Paraphrasing with approval a final observation from the magistrate’s report, we note that the issues in this case trigger an opposing interplay between two strong judicial policies, mandating on the one hand that doubts concerning arbitration be resolved in favor of coverage, and on the other requiring on motion for judgment on the pleadings that all doubts be resolved in favor of the non-moving party.

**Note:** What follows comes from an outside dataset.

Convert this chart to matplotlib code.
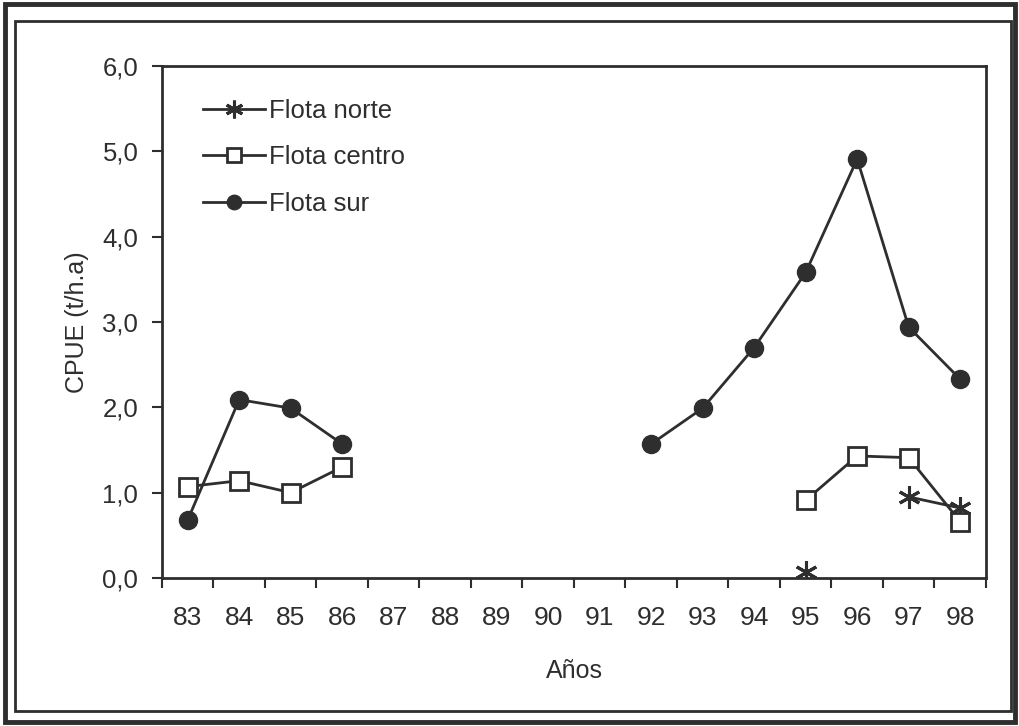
import numpy as np
import matplotlib.pyplot as plt
from matplotlib.patches import Rectangle

# Data (NaN = no data)
years = ['83', '84', '85', '86', '87', '88', '89', '90', '91', '92', '93', '94', '95', '96', '97', '98']
flota_norte = [np.nan] * 12 + [0.07, np.nan, 0.95, 0.82]
flota_centro = [1.07, 1.14, 1.00, 1.30] + [np.nan] * 8 + [0.91, 1.43, 1.41, 0.66]
flota_sur = [0.68, 2.09, 1.99, 1.57] + [np.nan] * 5 + [1.57, 1.99, 2.70, 3.58, 4.91, 2.94, 2.33]

ink = '#2e2e2e'
plt.rcParams['font.family'] = ['Liberation Sans', 'DejaVu Sans']

fig = plt.figure(figsize=(10.2, 7.26), dpi=100)
ax = fig.add_axes([0.1588, 0.2039, 0.8078, 0.7052])

x = np.arange(len(years))
ax.plot(x, flota_norte, color=ink, linewidth=2, marker=(6, 2, 0), markersize=16,
        markeredgewidth=2.2, label='Flota norte')
ax.plot(x, flota_centro, color=ink, linewidth=2, marker='s', markersize=12.5,
        markerfacecolor='white', markeredgecolor=ink, markeredgewidth=2, label='Flota centro')
ax.plot(x, flota_sur, color=ink, linewidth=2, marker='o', markersize=13,
        markerfacecolor=ink, markeredgecolor=ink, label='Flota sur')

ax.set_xlim(-0.5, len(years) - 0.5)
ax.set_ylim(0, 6)
ax.set_xticks(x)
ax.set_xticklabels(years)
ax.set_xticks(np.arange(-0.5, len(years), 1.0), minor=True)
ax.tick_params(axis='x', which='major', length=0, pad=20, labelsize=19, labelcolor=ink)
ax.tick_params(axis='x', which='minor', length=7, width=1.5, color=ink)
ax.set_yticks(np.arange(0, 7, 1))
ax.set_yticklabels([f'{v:.1f}'.replace('.', ',') for v in np.arange(0, 7, 1)])
ax.tick_params(axis='y', length=7, width=1.5, color=ink, pad=10, labelsize=18.5, labelcolor=ink)

for s in ax.spines.values():
    s.set_color(ink)
    s.set_linewidth(2)

ax.set_ylabel('CPUE (t/h.a)', fontsize=18, color=ink, labelpad=10)
ax.set_xlabel('Años', fontsize=18, color=ink, labelpad=21)

ax.legend(loc='upper left', bbox_to_anchor=(0.022, 0.98), frameon=False, fontsize=18.5,
          handlelength=2.4, handletextpad=0.15, labelspacing=0.86, labelcolor=ink,
          markerscale=0.8)

# Scanned double frame around the figure
W, H = 1020, 726
fig.add_artist(Rectangle((5 / W, 4 / H), 1010 / W, 718 / H, transform=fig.transFigure,
                         fill=False, edgecolor=ink, linewidth=3.5))
fig.add_artist(Rectangle((15 / W, 15 / H), 996 / W, 690 / H, transform=fig.transFigure,
                         fill=False, edgecolor=ink, linewidth=2))

plt.savefig('out.png', dpi=100)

Here, in light of the nature of the dispute and the contract provisions involved on this record, we conclude that the judgment of the district court granting the motion of the Union for judgment on the pleadings is affirmed. 
      
      . The Honorable Albert G. Schatz.
     
      
      . The Honorable Richard C. Peck.
     
      
      . Letter addressed to Mr. Arden C. Walker of Iowa Beef Processors July 20, 1978 by Lewis Anderson, acting on behalf of the Union.
     
      
      . United Steelworkers v. American Mfg. Co., 363 U.S. 564, 80 S.Ct. 1343, 4 L.Ed.2d 1403 (1960); United Steelworkers v. Warrior & Gulf Navigation Co., 363 U.S. 574, 80 S.Ct. 1347, 4 L.Ed.2d 1409 (1960); United Steelworkers v. Enterprise Wheel & Car Corp., 363 U.S. 593, 80 S.Ct. 1358, 4 L.Ed.2d 1424 (1960).
     
      
      . We do not mean to suggest that the Union was required to prove the merits of its grievance. Instead, the Union was required to allege in some fashion how the grievance pertained to the provisions allegedly violated. For example, in United Steelworkers v. Warrior & Gulf Navigation Co., supra, the union alleged that the company violated the “no lockout” provisions by contracting out work. The union claimed that provision was violated because the company induced a partial lockout by laying off almost half the workers covered by the contract for extended periods of time, and then contracting out the work these workers otherwise would have performed. Id., 363 U.S. at 575-76, 80 S.Ct. at 1349. The Supreme Court found the allegations were sufficient to make the dispute arbitrable.